Exhibits include one about the geologic history of the Davis Mountains and how culture and history are linked to geology; another highlights the history, geology, and culture of mining in the desert region.

The Center contains almost 5 mi of hiking trails, and features springs and pools, interesting geology, and mountain views. One path goes to the highest point on the Center's land and to the lowest. The local flora includes specimen trees such as some of the largest madrone trees in Texas, majestic Southwestern chokeberries, and Tracey hawthornes; seventeen types of ferns living in clefts in the canyon walls; many succulents and cacti; bird species from the turkey vulture and wild turkeys to hummingbirds overwintering and other birds migrating, with the Montezuma quail, roadrunners, and orioles providing more variety and color during the year.

==Contents==
The Botanical Gardens (20 acres) include some 165 species of trees, shrubs, and perennial forbs of the Chihuahuan Desert in the arboretum.

The Center has a collection of cacti and succulents from the Chihuahuan Desert.

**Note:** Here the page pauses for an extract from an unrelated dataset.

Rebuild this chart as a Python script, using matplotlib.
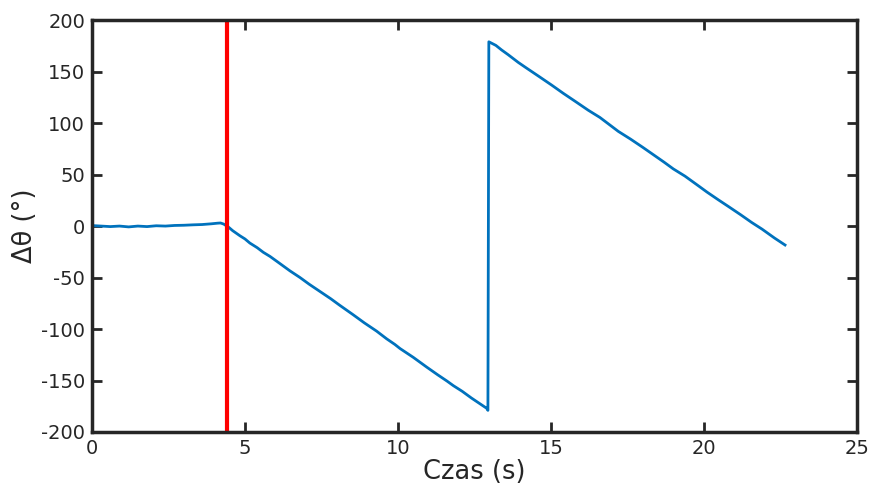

The greenhouse contains about 200 species of Chihuahuan Desert cacti. Many species are in bloom in March and April, but with so many examples, some variety is usually in bloom at any time.

A wildscape garden was installed around the visitors' center in 2004, with a trickling fountain and trees, shrubs, and flowering plants native to the Chihuahuan Desert. The aim is to provide a place where birds, small mammals, and other local wildlife can find food, water, and safety from predators to raise their young.

A pollinator garden was created in 2007 to attract hummingbirds, butterflies, bees, wasps, and flower flies, the desert's native pollinators. The smell of night-blooming plants in the moon garden draws in moths and other nocturnal pollinators. This project was funded, in part, by a grant from the Institute of Museum and Library Services, an agency of the United States Government.

In addition, the Center launched the Chihuahuan Desert Field School in 2004, an educational program targeting 4th grade classes in Brewster, Jeff Davis, and Presidio counties. The overwhelming response led to the inclusion of students from all grade levels and from regions far outside the tri-county Big Bend region. Since its inception, thousands of students have participated in the field school.

The Institute also offers a Life-Long Learning Program featuring workshops, field trips, and lectures on topics related to the natural history of the region. In 2008, the Institute was recognized by the Texas Education Agency as a Continuing Professional Education Provider for the State of Texas.